The Larkin Hi-Fi storefront.
Photo provided by Aaron Wilson.
The Larkin Hi-Fi storefront.

An Albany bar owner says he shuttered his Lark Street establishment in part because of the city’s cumbersome cabaret regulations. He said the Albany Common Council should repeal the cabaret license laws instead of just amending them.

Aaron Wilson is the co-owner of Herbie’s Burgers, and the owner of The Larkin Hi-Fi – a now-shuttered bar.

“The idea of the space was that it’s a vinyl record bar so all of the music that we play is by record, we can’t plug in an IPod or a phone or an IPad or anything like that. So, we thought that it fit the theme to have DJs come and spin records and have a dance floor and have people dance,” Wilson said.

But Wilson had to apply for a cabaret license to operate the business the way he wanted to when the bar opened in 2024.

The city law required bars to apply and earn an annual cabaret license to play amplified music, including live entertainment. While the council last month passed amendments to the law, Wilson said the restrictions still proved too much for his bar.

“You have to have events, you have to have something going on, otherwise people just don’t show up. Especially now, like the drinking culture isn’t what it once was, so you can’t rely on just like regulars,” Wilson said.

Wilson said he could not operate the bar how he intended without the license.

But an application for a license had to earn the approval of five separate city departments – if even one of them disapproved then the application would be shot down.

The Larkin Hi-Fi’s owners also had to provide public hearing notices to nearby residents.

Wilson explained that at one point the process took so long that the application expired before a public hearing even took place.

“I think the lawyer for the city was just like hold on a second, this is for last year, we’re not talking about 2025, we are talking about 2024. And we were all just like ‘Oh, yeah.’ Because it took all the fall doing this process going door to door handing out the mailers, blah blah blah, ya know, getting us on the books, its once a month, so its usually two months out. So, we found ourselves there and I think it was either January or February and they’re like we’re all here for no reason and we are talking about 2024 not 2025,” Wilson said.

Wilson says the arduous process lasted around two years before he decided to pull the plug on the business. The bar operated its last day on Thanksgiving Eve.

“We were like ‘OK, we just won’t do events and we’ll just be a quiet bar.’ But it really cut the numbers in half, and you know, to be completely transparent, it really wasn’t making money anyway, but we did like it. It was our bar, we always wanted to have a bar, our friends would go and hangout there and the fact that it kind of broke even wasn’t good but it was fine,” Wilson said.

In November, Albany’s Common Council changed the cabaret license requirements with a new ordinance in an 8 to 2 vote – three members abstained.

Common Councilmember Richard Conti says the newly passed accessory entertainment law modifies several aspects of the cabaret license regulations, including extending existing cabaret licenses by two years, exempting small establishments, and eliminating the public hearing requirement.

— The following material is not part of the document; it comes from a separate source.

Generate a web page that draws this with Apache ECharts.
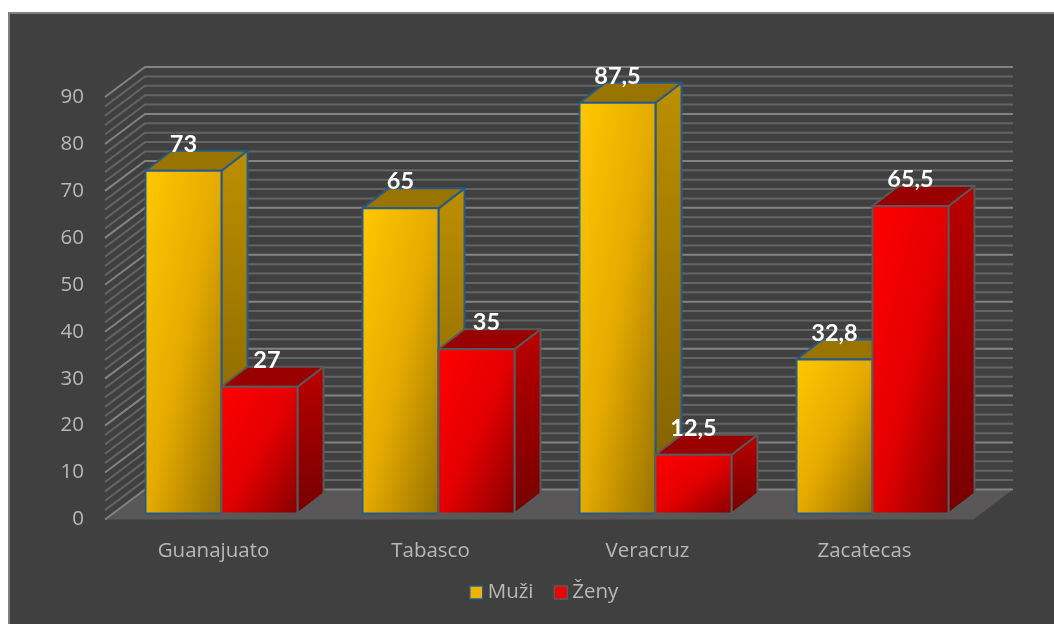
<!DOCTYPE html>
<html>
<head>
<meta charset="utf-8">
<style>html,body{margin:0;padding:0;background:#fff}#c{width:1054px;height:624px}</style>
<script src="https://cdn.jsdelivr.net/npm/echarts@6/dist/echarts.min.js"></script>
</head>
<body>
<div id="c"></div>
<script>
const categories = ['Guanajuato', 'Tabasco', 'Veracruz', 'Zacatecas'];
const muzi = [73, 65, 87.5, 32.8];
const zeny = [27, 35, 12.5, 65.5];
const gridTicks = [0,2,4,6,8,10,12,14,16,18,20,22,24,26,28,30,32,34,36,38,40,42,44,46,48,50,52,54,56,58,60,62,64,66,68,70,72,74,76,78,80,82,84,86,88,90];
const labelFormat = v => String(v).replace('.', ',');

const FONT = '"Open Sans"';
const wallDx = 40, wallDy = -30, barDx = 8, barDy = -6, sideDx = 26, sideDy = -20, barFrac = 76 / 217;
const zenyLabelNudge = {0: 7.5, 1: 10};

function grad(w, h, stops) {
  const d = w * w + h * h;
  return {type: 'linear', x: 0, y: 0, x2: 2 * h * h / d, y2: 2 * w * w / d,
    colorStops: stops.map((c, i) => ({offset: i / (stops.length - 1), color: c}))};
}
const skins = {
  muzi: {border: '#265b89', front: ['#ffc800', '#e4aa00', '#957000'], side: ['#bd8f00', '#7d5e00'], top: '#997400'},
  zeny: {border: '#595959', front: ['#ff0000', '#e40000', '#840000'], side: ['#bb0000', '#760000'], top: '#990000'}
};
function barRenderer(skin, dir, nudge) {
  return function (params, api) {
    const i = api.value(0), v = api.value(1);
    const top = api.coord([i, v]), base = api.coord([i, 0]);
    const w = api.size([1, 0])[0] * barFrac;
    const x0 = top[0] + barDx + (dir < 0 ? -w : 0), x1 = x0 + w;
    const y0 = top[1] + barDy, y1 = base[1] + barDy;
    const st = {stroke: skin.border, lineWidth: 2, lineJoin: 'round'};
    const poly = (pts, fill) => ({type: 'polygon', shape: {points: pts}, style: Object.assign({fill}, st)});
    return {type: 'group', children: [
      poly([[x1, y0], [x1 + sideDx, y0 + sideDy], [x1 + sideDx, y1 + sideDy], [x1, y1]],
        {type: 'linear', x: 0, y: 0, x2: 0.25, y2: 1, colorStops: [{offset: 0, color: skin.side[0]}, {offset: 1, color: skin.side[1]}]}),
      poly([[x0, y0], [x0 + sideDx, y0 + sideDy], [x1 + sideDx, y0 + sideDy], [x1, y0]], skin.top),
      poly([[x0, y0], [x1, y0], [x1, y1], [x0, y1]], grad(w, y1 - y0, skin.front)),
      {type: 'text', z2: 100, style: {text: labelFormat(v), x: (x0 + x1) / 2 + (nudge[i] || 0), y: y0 - 26.5, align: 'center', verticalAlign: 'middle',
        fill: '#ffffff', font: 'bold 23.5px Lato'}}
    ]};
  };
}
function wallRenderer(params, api) {
  const v = api.value(0), cs = params.coordSys, p = api.coord([0, v]);
  const xl = cs.x, xr = cs.x + cs.width, y = p[1], major = v % 10 === 0;
  const ch = [];
  if (v === 0) {
    ch.push({type: 'polygon', shape: {points: [[xl, y], [xr, y], [xr + wallDx, y + wallDy], [xl + wallDx, y + wallDy]]},
      style: {fill: '#595757'}});
  }
  ch.push({type: 'polyline', shape: {points: [[xl, y], [xl + wallDx, y + wallDy], [xr + wallDx, y + wallDy]]},
    style: {fill: 'none', stroke: major ? '#828282' : '#646464', lineWidth: 2}});
  return {type: 'group', children: ch};
}

const chart = echarts.init(document.getElementById('c'), null, {renderer: 'canvas'});
chart.setOption({
  animation: false,
  backgroundColor: '#ffffff',
  graphic: [{type: 'rect', z: -10, shape: {x: 9, y: 13, width: 1100, height: 700},
    style: {fill: '#404040', stroke: '#7f7f7f', lineWidth: 2}}],
  grid: {left: 105, top: 97, width: 868, height: 422.5},
  xAxis: {type: 'category', data: categories, axisLine: {show: false}, axisTick: {show: false},
    axisLabel: {color: '#b8b8b8', fontFamily: FONT, fontSize: 20.5, margin: 21}},
  yAxis: {type: 'value', min: 0, max: 90, interval: 10, axisLine: {show: false}, axisTick: {show: false},
    splitLine: {show: false}, axisLabel: {color: '#b8b8b8', fontFamily: FONT, fontSize: 20.5, margin: 21}},
  legend: {left: 469, top: 582, padding: 0, itemWidth: 13, itemHeight: 13, itemGap: 20, icon: 'rect',
    textStyle: {color: '#b8b8b8', fontFamily: FONT, fontSize: 20.5},
    data: [
      {name: 'Muži', itemStyle: {color: '#f0b400', borderColor: skins.muzi.border, borderWidth: 1.5}},
      {name: 'Ženy', itemStyle: {color: '#f00000', borderColor: skins.zeny.border, borderWidth: 1.5}}
    ]},
  series: [
    {type: 'custom', name: 'mřížka', silent: true, clip: false, z: 1, renderItem: wallRenderer, data: gridTicks.map(v => [v]), encode: {y: 0}},
    {type: 'custom', name: 'Muži', clip: false, z: 2, itemStyle: {color: '#f0b400'}, renderItem: barRenderer(skins.muzi, -1, {}),
      data: muzi.map((v, i) => [i, v]), encode: {x: 0, y: 1}},
    {type: 'custom', name: 'Ženy', clip: false, z: 3, itemStyle: {color: '#f00000'}, renderItem: barRenderer(skins.zeny, 1, zenyLabelNudge),
      data: zeny.map((v, i) => [i, v]), encode: {x: 0, y: 1}}
  ]
});
</script>
</body>
</html>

The updated regulations also replace the one-year license that used to be renewed on a calendar basis with a three-year one that must be renewed on a rolling basis.

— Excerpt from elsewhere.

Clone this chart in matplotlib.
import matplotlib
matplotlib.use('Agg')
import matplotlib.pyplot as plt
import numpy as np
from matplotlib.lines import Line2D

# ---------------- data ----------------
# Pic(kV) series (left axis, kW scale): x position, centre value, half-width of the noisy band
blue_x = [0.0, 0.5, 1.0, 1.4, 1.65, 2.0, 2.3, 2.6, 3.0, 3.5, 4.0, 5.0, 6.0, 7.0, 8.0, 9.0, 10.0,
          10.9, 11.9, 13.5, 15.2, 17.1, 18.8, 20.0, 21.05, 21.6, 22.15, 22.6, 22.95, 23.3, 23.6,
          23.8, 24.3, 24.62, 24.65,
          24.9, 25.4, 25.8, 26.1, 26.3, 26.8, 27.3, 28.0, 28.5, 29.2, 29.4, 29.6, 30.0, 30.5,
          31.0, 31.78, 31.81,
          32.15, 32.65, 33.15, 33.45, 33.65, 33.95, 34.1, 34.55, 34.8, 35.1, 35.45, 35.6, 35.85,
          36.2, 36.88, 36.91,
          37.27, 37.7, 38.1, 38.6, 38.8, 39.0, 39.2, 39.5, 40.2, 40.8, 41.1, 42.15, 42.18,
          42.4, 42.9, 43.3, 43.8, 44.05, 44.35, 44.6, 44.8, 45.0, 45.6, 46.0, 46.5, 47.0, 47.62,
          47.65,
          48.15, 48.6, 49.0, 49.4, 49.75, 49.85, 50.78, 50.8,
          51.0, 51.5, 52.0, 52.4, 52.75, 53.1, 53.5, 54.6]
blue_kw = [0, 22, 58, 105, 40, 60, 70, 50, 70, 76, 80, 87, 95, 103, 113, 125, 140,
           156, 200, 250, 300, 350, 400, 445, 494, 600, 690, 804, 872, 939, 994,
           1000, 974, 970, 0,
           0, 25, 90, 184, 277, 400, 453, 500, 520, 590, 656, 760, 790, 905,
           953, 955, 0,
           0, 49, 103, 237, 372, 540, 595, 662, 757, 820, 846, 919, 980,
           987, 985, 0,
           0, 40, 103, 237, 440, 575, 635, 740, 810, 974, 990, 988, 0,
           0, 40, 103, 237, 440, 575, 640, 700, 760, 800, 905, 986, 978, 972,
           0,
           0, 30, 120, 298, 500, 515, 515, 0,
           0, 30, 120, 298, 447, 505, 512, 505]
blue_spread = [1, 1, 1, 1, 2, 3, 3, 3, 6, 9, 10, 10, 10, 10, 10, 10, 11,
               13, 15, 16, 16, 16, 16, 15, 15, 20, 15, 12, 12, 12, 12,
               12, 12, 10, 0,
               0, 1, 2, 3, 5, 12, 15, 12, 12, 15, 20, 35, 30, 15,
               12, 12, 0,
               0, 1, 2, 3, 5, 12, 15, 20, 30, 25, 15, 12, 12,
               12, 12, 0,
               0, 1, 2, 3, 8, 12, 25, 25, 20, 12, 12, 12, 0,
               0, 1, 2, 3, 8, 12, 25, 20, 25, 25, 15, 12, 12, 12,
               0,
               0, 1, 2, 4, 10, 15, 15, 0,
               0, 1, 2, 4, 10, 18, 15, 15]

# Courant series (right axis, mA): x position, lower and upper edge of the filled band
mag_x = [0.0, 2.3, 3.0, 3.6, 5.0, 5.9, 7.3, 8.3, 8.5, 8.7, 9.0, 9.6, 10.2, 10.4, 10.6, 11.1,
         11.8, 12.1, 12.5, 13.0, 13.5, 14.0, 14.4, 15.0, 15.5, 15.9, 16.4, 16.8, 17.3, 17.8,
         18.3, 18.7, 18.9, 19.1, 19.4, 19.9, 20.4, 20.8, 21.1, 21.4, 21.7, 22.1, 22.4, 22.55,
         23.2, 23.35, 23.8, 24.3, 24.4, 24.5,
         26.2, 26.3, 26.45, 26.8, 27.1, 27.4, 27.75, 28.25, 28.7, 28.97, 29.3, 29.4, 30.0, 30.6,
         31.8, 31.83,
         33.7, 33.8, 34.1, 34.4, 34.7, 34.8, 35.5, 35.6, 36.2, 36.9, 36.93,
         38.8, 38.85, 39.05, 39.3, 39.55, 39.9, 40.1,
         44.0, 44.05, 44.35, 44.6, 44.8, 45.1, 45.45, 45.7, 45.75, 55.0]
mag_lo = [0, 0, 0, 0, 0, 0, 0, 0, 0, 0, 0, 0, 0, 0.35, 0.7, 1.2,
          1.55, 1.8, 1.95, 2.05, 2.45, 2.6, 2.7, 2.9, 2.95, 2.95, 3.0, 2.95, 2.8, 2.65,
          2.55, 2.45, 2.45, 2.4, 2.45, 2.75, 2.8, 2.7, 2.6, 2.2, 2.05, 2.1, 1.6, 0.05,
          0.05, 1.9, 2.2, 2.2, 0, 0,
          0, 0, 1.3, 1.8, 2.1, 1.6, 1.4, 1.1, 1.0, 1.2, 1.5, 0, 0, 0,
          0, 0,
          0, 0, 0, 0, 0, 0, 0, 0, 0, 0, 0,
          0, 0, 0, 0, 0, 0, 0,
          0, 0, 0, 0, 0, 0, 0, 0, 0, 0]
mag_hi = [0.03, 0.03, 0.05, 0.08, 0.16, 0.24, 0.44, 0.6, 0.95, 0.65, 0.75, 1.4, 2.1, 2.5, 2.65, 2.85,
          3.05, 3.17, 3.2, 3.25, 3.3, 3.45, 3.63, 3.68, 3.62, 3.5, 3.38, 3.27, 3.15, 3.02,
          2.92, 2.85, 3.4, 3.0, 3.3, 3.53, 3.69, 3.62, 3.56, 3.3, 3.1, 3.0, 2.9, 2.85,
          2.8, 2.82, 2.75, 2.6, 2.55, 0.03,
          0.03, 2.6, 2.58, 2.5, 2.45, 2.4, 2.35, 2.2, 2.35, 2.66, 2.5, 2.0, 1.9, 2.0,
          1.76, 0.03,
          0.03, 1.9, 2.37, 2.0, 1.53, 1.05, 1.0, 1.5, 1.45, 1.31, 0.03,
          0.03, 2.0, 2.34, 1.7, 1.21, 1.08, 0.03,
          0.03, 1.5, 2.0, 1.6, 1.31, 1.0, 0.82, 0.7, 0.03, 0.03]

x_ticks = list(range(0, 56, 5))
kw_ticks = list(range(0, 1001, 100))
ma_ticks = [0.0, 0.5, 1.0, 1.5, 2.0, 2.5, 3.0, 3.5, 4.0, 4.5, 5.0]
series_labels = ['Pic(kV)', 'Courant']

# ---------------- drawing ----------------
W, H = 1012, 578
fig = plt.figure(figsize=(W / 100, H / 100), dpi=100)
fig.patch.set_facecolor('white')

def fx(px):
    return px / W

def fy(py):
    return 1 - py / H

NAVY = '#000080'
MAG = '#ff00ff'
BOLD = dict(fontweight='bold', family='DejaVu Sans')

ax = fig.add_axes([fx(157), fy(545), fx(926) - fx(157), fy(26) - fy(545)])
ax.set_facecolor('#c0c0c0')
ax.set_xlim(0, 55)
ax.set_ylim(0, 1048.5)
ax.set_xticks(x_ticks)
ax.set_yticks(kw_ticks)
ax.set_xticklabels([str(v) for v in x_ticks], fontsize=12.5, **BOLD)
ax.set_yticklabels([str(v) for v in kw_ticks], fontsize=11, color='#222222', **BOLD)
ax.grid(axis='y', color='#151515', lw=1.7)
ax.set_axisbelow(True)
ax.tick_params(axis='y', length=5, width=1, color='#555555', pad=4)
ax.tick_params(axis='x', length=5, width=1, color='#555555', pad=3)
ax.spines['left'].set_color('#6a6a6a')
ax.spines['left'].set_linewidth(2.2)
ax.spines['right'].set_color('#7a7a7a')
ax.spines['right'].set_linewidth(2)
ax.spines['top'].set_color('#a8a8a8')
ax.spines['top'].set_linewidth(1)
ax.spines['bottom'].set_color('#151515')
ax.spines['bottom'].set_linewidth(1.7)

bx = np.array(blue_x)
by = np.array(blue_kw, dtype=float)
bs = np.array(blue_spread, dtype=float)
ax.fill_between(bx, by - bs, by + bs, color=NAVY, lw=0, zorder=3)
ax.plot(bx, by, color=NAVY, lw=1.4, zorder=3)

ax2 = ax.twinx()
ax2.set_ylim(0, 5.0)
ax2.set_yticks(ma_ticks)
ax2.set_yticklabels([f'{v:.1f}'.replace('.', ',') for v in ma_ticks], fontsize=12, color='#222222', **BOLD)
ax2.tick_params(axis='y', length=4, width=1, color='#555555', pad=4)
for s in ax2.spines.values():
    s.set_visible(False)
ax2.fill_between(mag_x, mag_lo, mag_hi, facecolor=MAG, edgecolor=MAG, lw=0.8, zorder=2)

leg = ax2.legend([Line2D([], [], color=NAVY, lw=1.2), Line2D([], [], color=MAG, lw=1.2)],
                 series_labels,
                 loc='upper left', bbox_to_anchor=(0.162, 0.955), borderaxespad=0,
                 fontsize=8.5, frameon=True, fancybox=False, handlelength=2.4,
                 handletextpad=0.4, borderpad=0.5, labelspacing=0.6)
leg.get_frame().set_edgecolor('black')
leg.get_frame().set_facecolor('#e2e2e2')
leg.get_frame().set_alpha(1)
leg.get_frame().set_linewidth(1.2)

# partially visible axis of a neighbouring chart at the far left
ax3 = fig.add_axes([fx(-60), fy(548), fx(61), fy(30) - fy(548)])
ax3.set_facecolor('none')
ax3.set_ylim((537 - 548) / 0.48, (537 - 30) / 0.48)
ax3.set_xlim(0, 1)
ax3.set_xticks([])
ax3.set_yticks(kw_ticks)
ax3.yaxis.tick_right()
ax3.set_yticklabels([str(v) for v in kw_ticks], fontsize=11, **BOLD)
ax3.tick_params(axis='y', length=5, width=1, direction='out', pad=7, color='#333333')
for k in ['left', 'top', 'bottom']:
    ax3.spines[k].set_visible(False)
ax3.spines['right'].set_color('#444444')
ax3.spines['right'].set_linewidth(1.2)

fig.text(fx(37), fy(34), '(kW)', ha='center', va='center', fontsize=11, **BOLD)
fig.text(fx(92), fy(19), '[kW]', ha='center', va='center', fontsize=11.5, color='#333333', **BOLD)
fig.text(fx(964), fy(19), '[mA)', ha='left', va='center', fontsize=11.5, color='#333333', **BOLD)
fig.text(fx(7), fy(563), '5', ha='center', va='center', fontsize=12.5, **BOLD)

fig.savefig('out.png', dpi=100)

And, now two city departments review license applications as opposed to five.

Conti, who introduced the ordinance said it “significantly” streamlined the existing cabaret license system.

“One of the problems was a lot of the departments did not get back in time, I mean the process was almost delayed out because they weren’t prompt in submitting recommendations,” Conti said.

He says a decision has to be made on an application within 30 days of receipt.

“If it’s not acted on within that 30-day period the license automatically is issued as a temporary license for a 60 day period and if there is no action within that 60 day period, if its not finalized, it automatically becomes an issued license,” Conti said.

Wilson says the city’s cabaret license laws should be repealed, but still likes some of the changes.

“There’s some nice things about it. One is, that it’s three years instead of one year,” Wilson said.

Wilson still holds the lease for the space that the Larkin Hi-Fi used to reside in, and he says the bar could possibly make a comeback, but that is still up in the air.

“I don’t know, maybe we will do something in December, and I don’t know, maybe come January I will re-visit the new requirements,” Wilson said.